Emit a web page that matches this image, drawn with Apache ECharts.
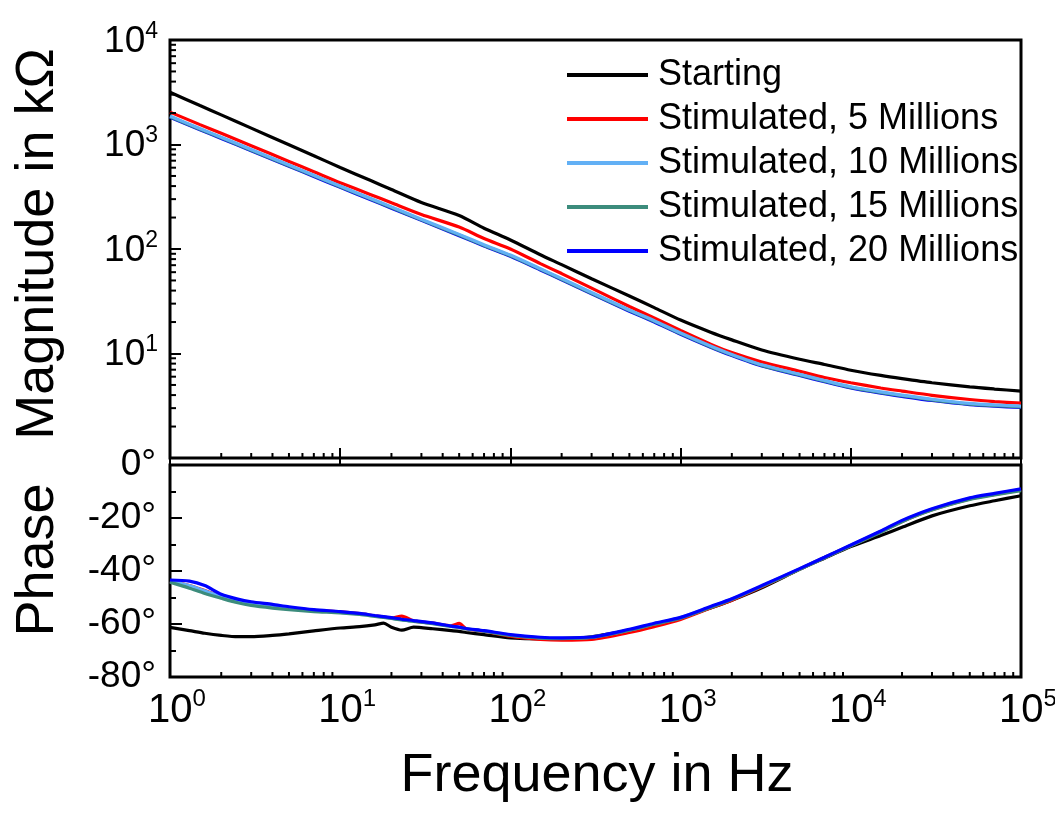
<!DOCTYPE html>
<html>
<head>
<meta charset="utf-8">
<script src="https://cdn.jsdelivr.net/npm/echarts@6/dist/echarts.min.js"></script>
<style>html,body{margin:0;padding:0;background:#fff}#c{width:1055px;height:813px}</style>
</head>
<body>
<div id="c"></div>
<script>
// ---------- data ----------
const seriesNames = ['Starting', 'Stimulated, 5 Millions', 'Stimulated, 10 Millions', 'Stimulated, 15 Millions', 'Stimulated, 20 Millions'];
const seriesColors = ['#000000', '#ff0000', '#62b0f5', '#3c8c7c', '#0000ff'];

// magnitude (kOhm) vs frequency (Hz)
const magFreq = [1, 1.5, 2, 3, 5, 7, 10, 15, 20, 30, 50, 70, 100, 150, 200, 300, 500, 700, 1000, 1500, 2000, 3000, 5000, 7000, 10000, 15000, 20000, 30000, 50000, 70000, 100000];
const magStarting = [3160, 2360, 1920, 1435, 993, 780, 603, 454, 371, 279, 209, 158, 122, 88, 70.8, 51.9, 35.5, 27.5, 20.9, 16.0, 13.5, 10.8, 8.8, 7.85, 6.92, 6.17, 5.75, 5.25, 4.79, 4.57, 4.37];
const mag5M = [2040, 1550, 1280, 973, 689, 549, 431, 333, 277, 214, 162, 126, 100, 72.4, 58.2, 42.2, 28.2, 21.9, 16.6, 12.3, 10.2, 8.3, 6.76, 5.89, 5.25, 4.68, 4.37, 3.98, 3.63, 3.47, 3.35];
const mag10M = [1870, 1420, 1175, 895, 636, 508, 400, 306, 253, 193, 138, 110, 87.5, 64.8, 52.2, 38.3, 26.1, 20.6, 15.7, 11.8, 9.8, 7.8, 6.34, 5.52, 4.81, 4.29, 4.0, 3.65, 3.33, 3.22, 3.14];
const mag15M = [1845, 1400, 1160, 883, 627, 501, 394, 302, 249, 190, 136, 108, 86.2, 63.9, 51.4, 37.7, 25.7, 20.3, 15.5, 11.6, 9.7, 7.7, 6.25, 5.44, 4.74, 4.23, 3.94, 3.6, 3.28, 3.17, 3.09];
const mag20M = [1820, 1387, 1143, 871, 619, 494, 389, 298, 246, 188, 134, 107, 85, 63, 50.7, 37.2, 25.4, 20, 15.3, 11.5, 9.55, 7.59, 6.17, 5.37, 4.68, 4.17, 3.89, 3.55, 3.24, 3.13, 3.05];

// phase (deg) vs frequency (Hz)
const phaseFreq = [1, 1.3, 1.6, 2, 2.5, 3, 4, 5, 7, 10, 13, 16, 18, 20, 23, 27, 35, 45, 50, 55, 70, 100, 150, 200, 300, 500, 700, 1000, 1500, 2000, 3000, 5000, 7000, 10000, 15000, 20000, 30000, 50000, 70000, 100000];
const phStarting = [-61.3, -62.5, -63.5, -64.3, -64.8, -64.8, -64.3, -63.7, -62.6, -61.5, -61.0, -60.3, -59.7, -61.2, -62.3, -61.2, -61.8, -62.5, -62.8, -63.2, -64.0, -65.2, -65.6, -65.5, -64.8, -62.3, -60.2, -57.8, -54.0, -51.0, -46.3, -39.4, -35.2, -30.8, -26.6, -23.5, -19.2, -15.4, -13.5, -11.6];
const ph5M = [-44.0, -45.5, -47.4, -49.5, -51.0, -52.0, -53.0, -53.8, -54.8, -55.4, -56.1, -56.9, -57.3, -57.7, -57.0, -58.8, -59.7, -60.6, -59.8, -61.8, -62.7, -64.6, -65.8, -66.1, -65.8, -63.2, -61.0, -58.3, -54.0, -51.0, -46.0, -39.3, -34.9, -30.4, -25.2, -21.3, -16.9, -12.8, -11.1, -9.4];
const ph10M = [-43.8, -45.5, -47.5, -49.6, -51.4, -52.4, -53.4, -54.1, -55.0, -55.6, -56.2, -57.0, -57.4, -57.8, -58.4, -58.9, -59.8, -60.9, -61.3, -61.8, -62.6, -64.2, -65.2, -65.4, -65.0, -62.3, -60.0, -57.6, -53.6, -50.6, -45.7, -39.2, -34.9, -30.3, -25.1, -21.1, -16.7, -12.6, -10.9, -9.3];
const ph15M = [-44.2, -46.5, -48.5, -50.3, -52.0, -53.0, -54.0, -54.6, -55.3, -55.8, -56.4, -57.1, -57.5, -57.9, -58.5, -59.0, -59.9, -60.9, -61.3, -61.8, -62.7, -64.3, -65.3, -65.5, -65.1, -62.4, -60.1, -57.8, -53.8, -50.8, -45.8, -39.4, -35.0, -30.5, -25.4, -21.4, -17.0, -13.0, -11.3, -9.7];
const ph20M = [-43.4, -43.8, -45.5, -48.8, -50.6, -51.6, -52.6, -53.5, -54.6, -55.3, -56.0, -56.8, -57.2, -57.6, -58.2, -58.7, -59.6, -60.8, -61.2, -61.7, -62.5, -64.0, -65.0, -65.2, -64.9, -62.0, -59.7, -57.5, -53.4, -50.5, -45.5, -39.1, -34.8, -30.2, -24.9, -20.9, -16.5, -12.4, -10.7, -9.0];

const magTickValues = [1, 10, 100, 1000, 10000];
const phaseTickLabels = ['-80°', '-60°', '-40°', '-20°', '0°'];

// ---------- chart ----------
const magSets = [magStarting, mag5M, mag10M, mag15M, mag20M];
const phSets = [phStarting, ph5M, ph10M, ph15M, ph20M];
const magZOrder = [2, 3, 6, 5, 4];   // light blue drawn on top in magnitude panel
const phZOrder = [2, 3, 4, 5, 6];    // blue drawn on top in phase panel

const FONT = '"Liberation Sans", Arial, sans-serif';

// minor tick positions for log axes
const xMinor = [];
for (let d = 1; d < 100000; d *= 10) for (let k = 2; k <= 9; k++) xMinor.push(k * d);
const yMinor = [];
for (let d = 1; d < 10000; d *= 10) for (let k = 2; k <= 9; k++) yMinor.push(k * d);

function xTickSeries(gridIdx, yRef, len) {
  return {
    type: 'custom', xAxisIndex: gridIdx, yAxisIndex: gridIdx, silent: true, z: 10,
    data: xMinor.map(v => [v, yRef]),
    encode: {x: 0, y: 1},
    renderItem: function (params, api) {
      const cs = params.coordSys;
      const p = api.coord([api.value(0), api.value(1)]);
      const yb = cs.y + cs.height;
      return {type: 'line', shape: {x1: p[0], y1: yb, x2: p[0], y2: yb - len}, style: {stroke: '#000', lineWidth: 2}};
    }
  };
}
function yTickSeries(len) {
  return {
    type: 'custom', xAxisIndex: 0, yAxisIndex: 0, silent: true, z: 10,
    data: yMinor.map(v => [10, v]),
    encode: {x: 0, y: 1},
    renderItem: function (params, api) {
      const cs = params.coordSys;
      const p = api.coord([api.value(0), api.value(1)]);
      return {type: 'line', shape: {x1: cs.x, y1: p[1], x2: cs.x + len, y2: p[1]}, style: {stroke: '#000', lineWidth: 2}};
    }
  };
}

const supRich = {
  b: {fontSize: 37, fontFamily: FONT, color: '#000', lineHeight: 40, verticalAlign: 'bottom'},
  s: {fontSize: 23, fontFamily: FONT, color: '#000', lineHeight: 24, verticalAlign: 'top'}
};
const xRich = {
  b: {fontSize: 40, fontFamily: FONT, color: '#000', lineHeight: 44, verticalAlign: 'bottom', padding: [0, 0, 0, 14]},
  s: {fontSize: 24, fontFamily: FONT, color: '#000', lineHeight: 24, verticalAlign: 'top'}
};

const series = [];
seriesNames.forEach((name, i) => {
  series.push({
    name: name, type: 'line', xAxisIndex: 0, yAxisIndex: 0, showSymbol: false, symbol: 'none',
    z: magZOrder[i], smooth: 0.25,
    itemStyle: {color: seriesColors[i]},
    lineStyle: {color: seriesColors[i], width: 3.2},
    data: magFreq.map((f, j) => [f, magSets[i][j]])
  });
  series.push({
    name: name, type: 'line', xAxisIndex: 1, yAxisIndex: 1, showSymbol: false, symbol: 'none',
    z: phZOrder[i], smooth: 0.25,
    itemStyle: {color: seriesColors[i]},
    lineStyle: {color: seriesColors[i], width: 3.2},
    data: phaseFreq.map((f, j) => [f, phSets[i][j]])
  });
});
series.push(xTickSeries(0, 10, 5));
series.push(xTickSeries(1, -40, 5));
series.push(yTickSeries(6));

const chart = echarts.init(document.getElementById('c'), null, {renderer: 'canvas'});
chart.setOption({
  animation: false,
  backgroundColor: '#fff',
  grid: [
    {left: 170, top: 40, width: 851, height: 418, show: true, borderColor: '#000', borderWidth: 3, backgroundColor: 'transparent', outerBoundsMode: 'none', containLabel: false},
    {left: 170, top: 465, width: 851, height: 212, show: true, borderColor: '#000', borderWidth: 3, backgroundColor: 'transparent', outerBoundsMode: 'none', containLabel: false}
  ],
  xAxis: [
    {type: 'log', logBase: 10, gridIndex: 0, min: 1, max: 100000, splitNumber: 5,
     axisLine: {show: false}, splitLine: {show: false},
     axisTick: {show: true, inside: true, length: 10, lineStyle: {color: '#000', width: 2}},
     axisLabel: {show: false}},
    {type: 'log', logBase: 10, gridIndex: 1, min: 1, max: 100000, splitNumber: 5,
     axisLine: {show: false}, splitLine: {show: false},
     axisTick: {show: true, inside: true, length: 10, lineStyle: {color: '#000', width: 2}},
     axisLabel: {show: true, margin: 10, rich: xRich, hideOverlap: false,
       formatter: v => '{b|10}{s|' + Math.round(Math.log10(v)) + '}'}}
  ],
  yAxis: [
    {type: 'log', logBase: 10, gridIndex: 0, min: 1, max: 10000, splitNumber: 4,
     axisLine: {show: false}, splitLine: {show: false},
     axisTick: {show: true, inside: true, length: 11, lineStyle: {color: '#000', width: 2}},
     axisLabel: {show: true, margin: 12, rich: supRich,
       formatter: v => {
         const e = Math.round(Math.log10(v));
         if (magTickValues.indexOf(Math.pow(10, e)) < 1) return '';
         return '{b|10}{s|' + e + '}';
       }}},
    {type: 'value', gridIndex: 1, min: -80, max: 0, interval: 20,
     axisLine: {show: false}, splitLine: {show: false},
     axisTick: {show: true, inside: true, length: 12, lineStyle: {color: '#000', width: 2}},
     minorTick: {show: true, splitNumber: 2, length: 6, lineStyle: {color: '#000', width: 2}},
     axisLabel: {show: true, margin: 14, fontSize: 37, fontFamily: FONT, color: '#000',
       formatter: v => phaseTickLabels[Math.round((v + 80) / 20)]}}
  ],
  legend: {
    show: true, orient: 'vertical', left: 562, top: 52,
    itemWidth: 81, itemHeight: 4, itemGap: 8, icon: 'rect',
    data: seriesNames,
    textStyle: {fontSize: 36, fontFamily: FONT, color: '#000', lineHeight: 36, padding: [0, 0, 0, 5]},
    selectedMode: false
  },
  graphic: [
    {type: 'text', x: 38, y: 244, rotation: Math.PI / 2,
     style: {text: 'Magnitude in kΩ', font: '54px ' + FONT, fill: '#000', textAlign: 'center', textVerticalAlign: 'middle'}},
    {type: 'text', x: 38, y: 560, rotation: Math.PI / 2,
     style: {text: 'Phase', font: '54px ' + FONT, fill: '#000', textAlign: 'center', textVerticalAlign: 'middle'}},
    {type: 'text', x: 597, y: 776,
     style: {text: 'Frequency in Hz', font: '54px ' + FONT, fill: '#000', textAlign: 'center', textVerticalAlign: 'middle'}}
  ],
  series: series
});
</script>
</body>
</html>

#### [What to do]
Please quote the lines of the material, beginning with the first and ending with the one that contains "3.24, 3.13, 3.05];", exactly as written and without any pictures.

#### [Written reply]
Emit a web page that matches this image, drawn with Apache ECharts.
<!DOCTYPE html>
<html>
<head>
<meta charset="utf-8">
<script src="https://cdn.jsdelivr.net/npm/echarts@6/dist/echarts.min.js"></script>
<style>html,body{margin:0;padding:0;background:#fff}#c{width:1055px;height:813px}</style>
</head>
<body>
<div id="c"></div>
<script>
// ---------- data ----------
const seriesNames = ['Starting', 'Stimulated, 5 Millions', 'Stimulated, 10 Millions', 'Stimulated, 15 Millions', 'Stimulated, 20 Millions'];
const seriesColors = ['#000000', '#ff0000', '#62b0f5', '#3c8c7c', '#0000ff'];

// magnitude (kOhm) vs frequency (Hz)
const magFreq = [1, 1.5, 2, 3, 5, 7, 10, 15, 20, 30, 50, 70, 100, 150, 200, 300, 500, 700, 1000, 1500, 2000, 3000, 5000, 7000, 10000, 15000, 20000, 30000, 50000, 70000, 100000];
const magStarting = [3160, 2360, 1920, 1435, 993, 780, 603, 454, 371, 279, 209, 158, 122, 88, 70.8, 51.9, 35.5, 27.5, 20.9, 16.0, 13.5, 10.8, 8.8, 7.85, 6.92, 6.17, 5.75, 5.25, 4.79, 4.57, 4.37];
const mag5M = [2040, 1550, 1280, 973, 689, 549, 431, 333, 277, 214, 162, 126, 100, 72.4, 58.2, 42.2, 28.2, 21.9, 16.6, 12.3, 10.2, 8.3, 6.76, 5.89, 5.25, 4.68, 4.37, 3.98, 3.63, 3.47, 3.35];
const mag10M = [1870, 1420, 1175, 895, 636, 508, 400, 306, 253, 193, 138, 110, 87.5, 64.8, 52.2, 38.3, 26.1, 20.6, 15.7, 11.8, 9.8, 7.8, 6.34, 5.52, 4.81, 4.29, 4.0, 3.65, 3.33, 3.22, 3.14];
const mag15M = [1845, 1400, 1160, 883, 627, 501, 394, 302, 249, 190, 136, 108, 86.2, 63.9, 51.4, 37.7, 25.7, 20.3, 15.5, 11.6, 9.7, 7.7, 6.25, 5.44, 4.74, 4.23, 3.94, 3.6, 3.28, 3.17, 3.09];
const mag20M = [1820, 1387, 1143, 871, 619, 494, 389, 298, 246, 188, 134, 107, 85, 63, 50.7, 37.2, 25.4, 20, 15.3, 11.5, 9.55, 7.59, 6.17, 5.37, 4.68, 4.17, 3.89, 3.55, 3.24, 3.13, 3.05];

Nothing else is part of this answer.